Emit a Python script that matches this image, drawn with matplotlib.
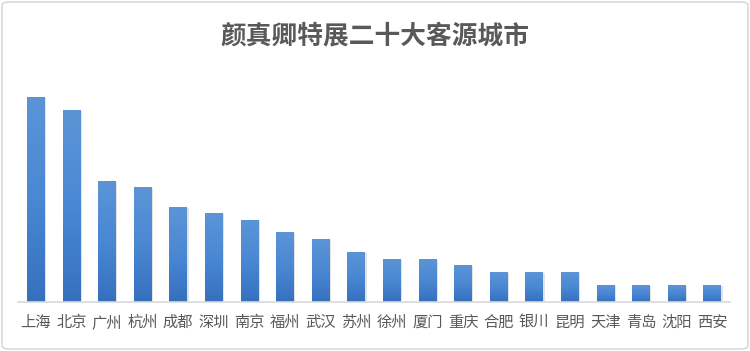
import matplotlib
matplotlib.use("Agg")
import matplotlib.pyplot as plt
import numpy as np
from matplotlib.patches import FancyBboxPatch
from matplotlib.colors import LinearSegmentedColormap

plt.rcParams['font.family'] = ['Noto Sans CJK SC', 'DejaVu Sans']

title = "颜真卿特展二十大客源城市"
cities = ["上海", "北京", "广州", "杭州", "成都", "深圳", "南京", "福州", "武汉", "苏州",
          "徐州", "厦门", "重庆", "合肥", "银川", "昆明", "天津", "青岛", "沈阳", "西安"]
values = [205, 192, 121, 115, 95, 89, 82, 70, 63, 50,
          43, 43, 37, 30, 30, 30, 17, 17, 17, 17]

W, H = 750, 351
fig = plt.figure(figsize=(W / 100, H / 100), dpi=100)

# border
fig.patches.append(FancyBboxPatch((2 / W, 2 / H), 1 - 4 / W, 1 - 4 / H,
                                  boxstyle="round,pad=0,rounding_size=0.01",
                                  transform=fig.transFigure, fill=False,
                                  edgecolor="#d9d9d9", linewidth=1.2))

ax_left, ax_right = 18 / W, 730 / W
ax_bottom, ax_top = (H - 302) / H, (H - 80) / H
ax = fig.add_axes([ax_left, ax_bottom, ax_right - ax_left, ax_top - ax_bottom])

ymax = max(values) * (302 - 80) / (302 - 97)
x = np.arange(len(cities))
width = 0.5
cmap = LinearSegmentedColormap.from_list("g", ["#3570bd", "#4a88d4", "#5c94d6"])
grad = np.linspace(0, 1, 256).reshape(-1, 1)

# shadows
for xi, v in zip(x, values):
    ax.bar(xi + 0.04, v, width=width, color="#b0b0b0", alpha=0.35, zorder=1,
           bottom=-0.5)
bars = ax.bar(x, values, width=width, color="none", zorder=2)
for b in bars:
    x0, y0 = b.get_x(), b.get_y()
    w, h = b.get_width(), b.get_height()
    im = ax.imshow(grad, cmap=cmap, origin="lower", aspect="auto",
                   extent=[x0, x0 + w, y0, y0 + h], zorder=2)
    im.set_clip_path(b)

ax.set_xlim(-0.5, len(cities) - 0.5)
ax.set_ylim(0, ymax)
for s in ["top", "right", "left"]:
    ax.spines[s].set_visible(False)
ax.spines["bottom"].set_color("#d9d9d9")
ax.spines["bottom"].set_linewidth(1.2)
ax.set_yticks([])
ax.set_xticks(x)
ax.set_xticklabels(cities, fontsize=11, color="#595959")
ax.tick_params(axis="x", length=0, pad=8.5)

fig.text(0.5, (H - 36) / H, title, ha="center", va="center", fontsize=18.5,
         fontweight="bold", color="#595959")

fig.savefig("out.png", dpi=100)
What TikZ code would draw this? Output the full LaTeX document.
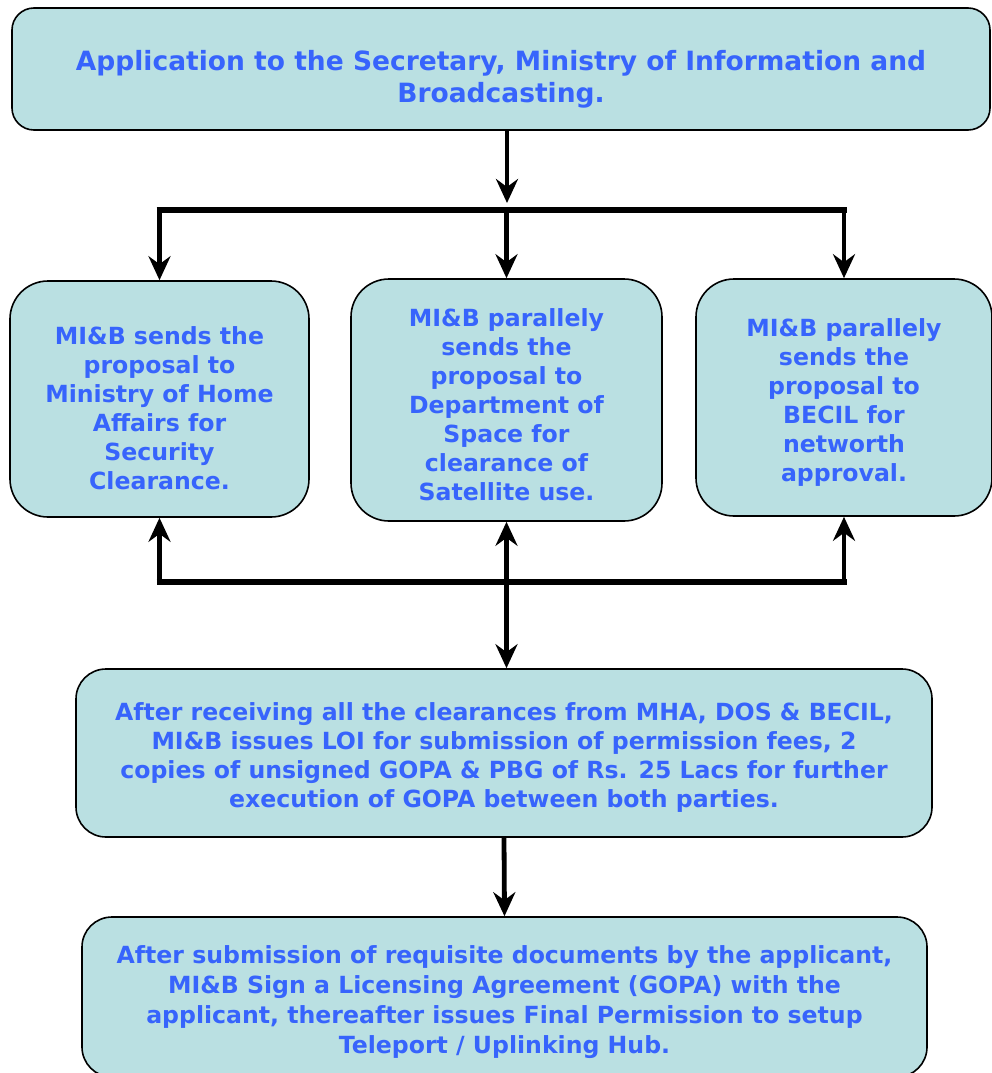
\documentclass[tikz,border=0pt]{standalone}
\usepackage{fontspec}
\setmainfont{DejaVu Sans}
\usetikzlibrary{arrows.meta}
\definecolor{boxfill}{RGB}{186,224,226}
\definecolor{txtblue}{RGB}{55,100,252}
\newcommand\dnstrut[1]{\rule{0pt}{#1pt}}
\begin{document}
\begin{tikzpicture}[x=1pt,y=-1pt,
  box/.style={draw=black, line width=1.6pt, fill=boxfill, align=center,
    text=txtblue, font=\fontsize{23.6}{29}\selectfont\bfseries, inner sep=0pt},
  arr/.style={line width=4.8pt, -{Stealth[length=24pt,width=22pt,inset=8pt]}},
  darr/.style={line width=4.8pt, {Stealth[length=24pt,width=22pt,inset=8pt]}-{Stealth[length=24pt,width=22pt,inset=8pt]}}]
\useasboundingbox (0,0) rectangle (992,1073);
\node[box, font=\fontsize{26.5}{32}\selectfont\bfseries, rounded corners=22pt, minimum width=978pt, minimum height=122pt] (top) at (501,69)
  {\dnstrut{40}Application to the Secretary, Ministry of Information and\\Broadcasting.};
\node[box, rounded corners=38pt, minimum width=299pt, minimum height=236pt] (l) at (159.5,399)
  {\dnstrut{37}MI\&B sends the\\proposal to\\Ministry of Home\\Affairs for\\Security\\Clearance.};
\node[box, rounded corners=38pt, minimum width=311pt, minimum height=242pt] (m) at (506.5,400)
  {\dnstrut{27}MI\&B parallely\\sends the\\proposal to\\Department of\\Space for\\clearance of\\Satellite use.};
\node[box, rounded corners=38pt, minimum width=296pt, minimum height=237pt] (r) at (844,397.5)
  {\dnstrut{27}MI\&B parallely\\sends the\\proposal to\\BECIL for\\networth\\approval.};
\node[box, rounded corners=30pt, minimum width=856pt, minimum height=168pt] (b4) at (504,753)
  {\dnstrut{26}After receiving all the clearances from MHA, DOS \& BECIL,\\MI\&B issues LOI for submission of permission fees, 2\\copies of unsigned GOPA \& PBG of Rs. 25 Lacs for further\\execution of GOPA between both parties.};
\node[box, font=\fontsize{23.6}{30}\selectfont\bfseries, rounded corners=30pt, minimum width=845pt, minimum height=160pt] (b5) at (504.5,997)
  {\dnstrut{29}After submission of requisite documents by the applicant,\\MI\&B Sign a Licensing Agreement (GOPA) with the\\applicant, thereafter issues Final Permission to setup\\Teleport / Uplinking Hub.};
\coordinate (j1) at (507,210);
\coordinate (j2) at (507,582);
\draw[arr] (top.south -| j1) -- ([yshift=7pt]j1);
\draw[line width=6pt] ([xshift=-3pt]l.north |- j1) -- ([xshift=3pt]r.north |- j1);
\draw[arr] (l.north |- j1) -- (l.north);
\draw[arr] (m.north |- j1) -- (m.north);
\draw[arr] (r.north |- j1) -- (r.north);
\draw[line width=6pt] ([xshift=-3pt]l.south |- j2) -- ([xshift=3pt]r.south |- j2);
\draw[arr] (l.south |- j2) -- (l.south);
\draw[arr] (r.south |- j2) -- (r.south);
\draw[darr] (m.south) -- (m.south |- b4.north);
\draw[arr] (b4.south) -- (b5.north);
\end{tikzpicture}
\end{document}
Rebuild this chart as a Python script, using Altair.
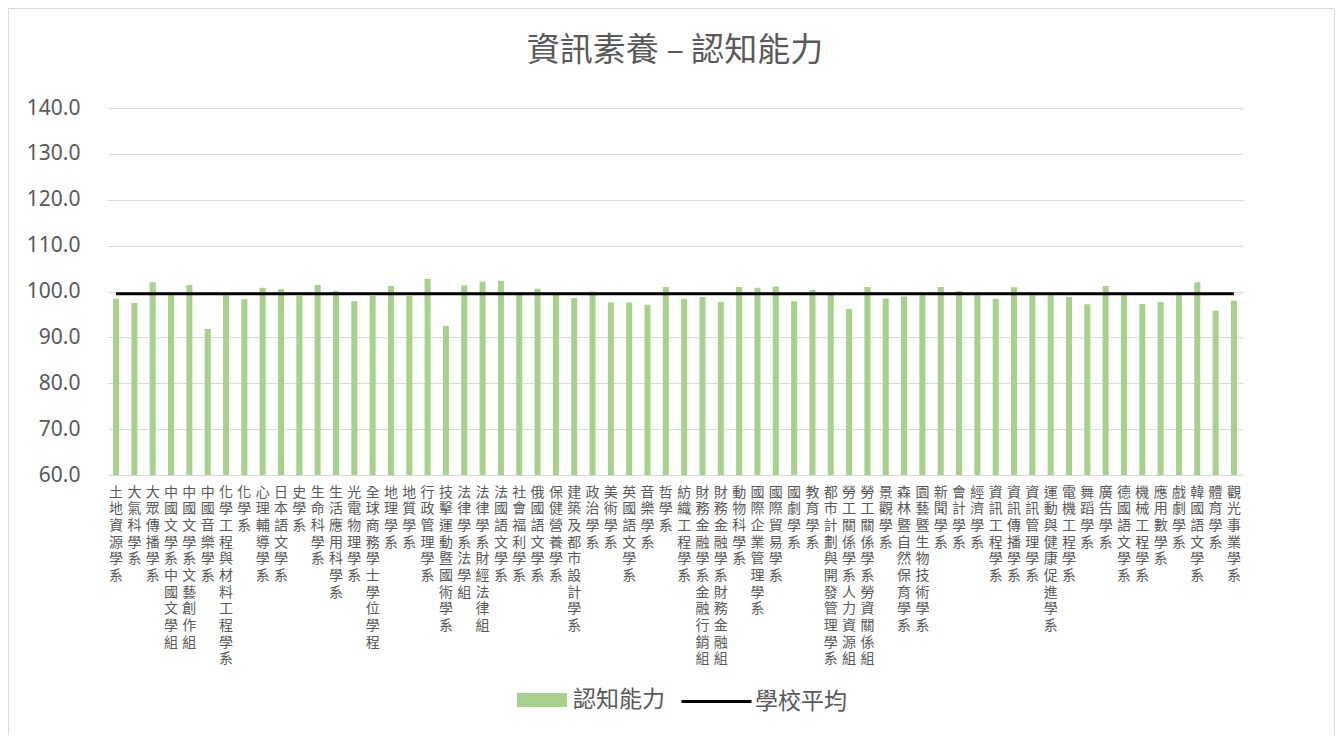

WORK REQUIRED:
Leaving all pictures aside, quote each record exactly.

WRITTEN RESPONSE:
Emit a Python script that matches this image, drawn with matplotlib.
import matplotlib
matplotlib.use("Agg")
import matplotlib.pyplot as plt
import numpy as np
from matplotlib.patches import FancyBboxPatch
from matplotlib.colors import LinearSegmentedColormap

plt.rcParams['font.family'] = ['Noto Sans CJK SC', 'DejaVu Sans']

title = "颜真卿特展二十大客源城市"
cities = ["上海", "北京", "广州", "杭州", "成都", "深圳", "南京", "福州", "武汉", "苏州",
          "徐州", "厦门", "重庆", "合肥", "银川", "昆明", "天津", "青岛", "沈阳", "西安"]
values = [205, 192, 121, 115, 95, 89, 82, 70, 63, 50,
          43, 43, 37, 30, 30, 30, 17, 17, 17, 17]

W, H = 750, 351
fig = plt.figure(figsize=(W / 100, H / 100), dpi=100)

# border
fig.patches.append(FancyBboxPatch((2 / W, 2 / H), 1 - 4 / W, 1 - 4 / H,
                                  boxstyle="round,pad=0,rounding_size=0.01",
                                  transform=fig.transFigure, fill=False,
                                  edgecolor="#d9d9d9", linewidth=1.2))

ax_left, ax_right = 18 / W, 730 / W
ax_bottom, ax_top = (H - 302) / H, (H - 80) / H
ax = fig.add_axes([ax_left, ax_bottom, ax_right - ax_left, ax_top - ax_bottom])

ymax = max(values) * (302 - 80) / (302 - 97)
x = np.arange(len(cities))
width = 0.5
cmap = LinearSegmentedColormap.from_list("g", ["#3570bd", "#4a88d4", "#5c94d6"])
grad = np.linspace(0, 1, 256).reshape(-1, 1)

# shadows
for xi, v in zip(x, values):
    ax.bar(xi + 0.04, v, width=width, color="#b0b0b0", alpha=0.35, zorder=1,
           bottom=-0.5)
bars = ax.bar(x, values, width=width, color="none", zorder=2)
for b in bars:
    x0, y0 = b.get_x(), b.get_y()
    w, h = b.get_width(), b.get_height()
    im = ax.imshow(grad, cmap=cmap, origin="lower", aspect="auto",
                   extent=[x0, x0 + w, y0, y0 + h], zorder=2)
    im.set_clip_path(b)

ax.set_xlim(-0.5, len(cities) - 0.5)
ax.set_ylim(0, ymax)
for s in ["top", "right", "left"]:
    ax.spines[s].set_visible(False)
ax.spines["bottom"].set_color("#d9d9d9")
ax.spines["bottom"].set_linewidth(1.2)
ax.set_yticks([])
ax.set_xticks(x)
ax.set_xticklabels(cities, fontsize=11, color="#595959")
ax.tick_params(axis="x", length=0, pad=8.5)

fig.text(0.5, (H - 36) / H, title, ha="center", va="center", fontsize=18.5,
         fontweight="bold", color="#595959")

fig.savefig("out.png", dpi=100)
What TikZ code would draw this? Output the full LaTeX document.
\documentclass[tikz,border=0pt]{standalone}
\usepackage{fontspec}
\setmainfont{DejaVu Sans}
\usetikzlibrary{arrows.meta}
\definecolor{boxfill}{RGB}{186,224,226}
\definecolor{txtblue}{RGB}{55,100,252}
\newcommand\dnstrut[1]{\rule{0pt}{#1pt}}
\begin{document}
\begin{tikzpicture}[x=1pt,y=-1pt,
  box/.style={draw=black, line width=1.6pt, fill=boxfill, align=center,
    text=txtblue, font=\fontsize{23.6}{29}\selectfont\bfseries, inner sep=0pt},
  arr/.style={line width=4.8pt, -{Stealth[length=24pt,width=22pt,inset=8pt]}},
  darr/.style={line width=4.8pt, {Stealth[length=24pt,width=22pt,inset=8pt]}-{Stealth[length=24pt,width=22pt,inset=8pt]}}]
\useasboundingbox (0,0) rectangle (992,1073);
\node[box, font=\fontsize{26.5}{32}\selectfont\bfseries, rounded corners=22pt, minimum width=978pt, minimum height=122pt] (top) at (501,69)
  {\dnstrut{40}Application to the Secretary, Ministry of Information and\\Broadcasting.};
\node[box, rounded corners=38pt, minimum width=299pt, minimum height=236pt] (l) at (159.5,399)
  {\dnstrut{37}MI\&B sends the\\proposal to\\Ministry of Home\\Affairs for\\Security\\Clearance.};
\node[box, rounded corners=38pt, minimum width=311pt, minimum height=242pt] (m) at (506.5,400)
  {\dnstrut{27}MI\&B parallely\\sends the\\proposal to\\Department of\\Space for\\clearance of\\Satellite use.};
\node[box, rounded corners=38pt, minimum width=296pt, minimum height=237pt] (r) at (844,397.5)
  {\dnstrut{27}MI\&B parallely\\sends the\\proposal to\\BECIL for\\networth\\approval.};
\node[box, rounded corners=30pt, minimum width=856pt, minimum height=168pt] (b4) at (504,753)
  {\dnstrut{26}After receiving all the clearances from MHA, DOS \& BECIL,\\MI\&B issues LOI for submission of permission fees, 2\\copies of unsigned GOPA \& PBG of Rs. 25 Lacs for further\\execution of GOPA between both parties.};
\node[box, font=\fontsize{23.6}{30}\selectfont\bfseries, rounded corners=30pt, minimum width=845pt, minimum height=160pt] (b5) at (504.5,997)
  {\dnstrut{29}After submission of requisite documents by the applicant,\\MI\&B Sign a Licensing Agreement (GOPA) with the\\applicant, thereafter issues Final Permission to setup\\Teleport / Uplinking Hub.};
\coordinate (j1) at (507,210);
\coordinate (j2) at (507,582);
\draw[arr] (top.south -| j1) -- ([yshift=7pt]j1);
\draw[line width=6pt] ([xshift=-3pt]l.north |- j1) -- ([xshift=3pt]r.north |- j1);
\draw[arr] (l.north |- j1) -- (l.north);
\draw[arr] (m.north |- j1) -- (m.north);
\draw[arr] (r.north |- j1) -- (r.north);
\draw[line width=6pt] ([xshift=-3pt]l.south |- j2) -- ([xshift=3pt]r.south |- j2);
\draw[arr] (l.south |- j2) -- (l.south);
\draw[arr] (r.south |- j2) -- (r.south);
\draw[darr] (m.south) -- (m.south |- b4.north);
\draw[arr] (b4.south) -- (b5.north);
\end{tikzpicture}
\end{document}
Rebuild this chart as a Python script, using Altair.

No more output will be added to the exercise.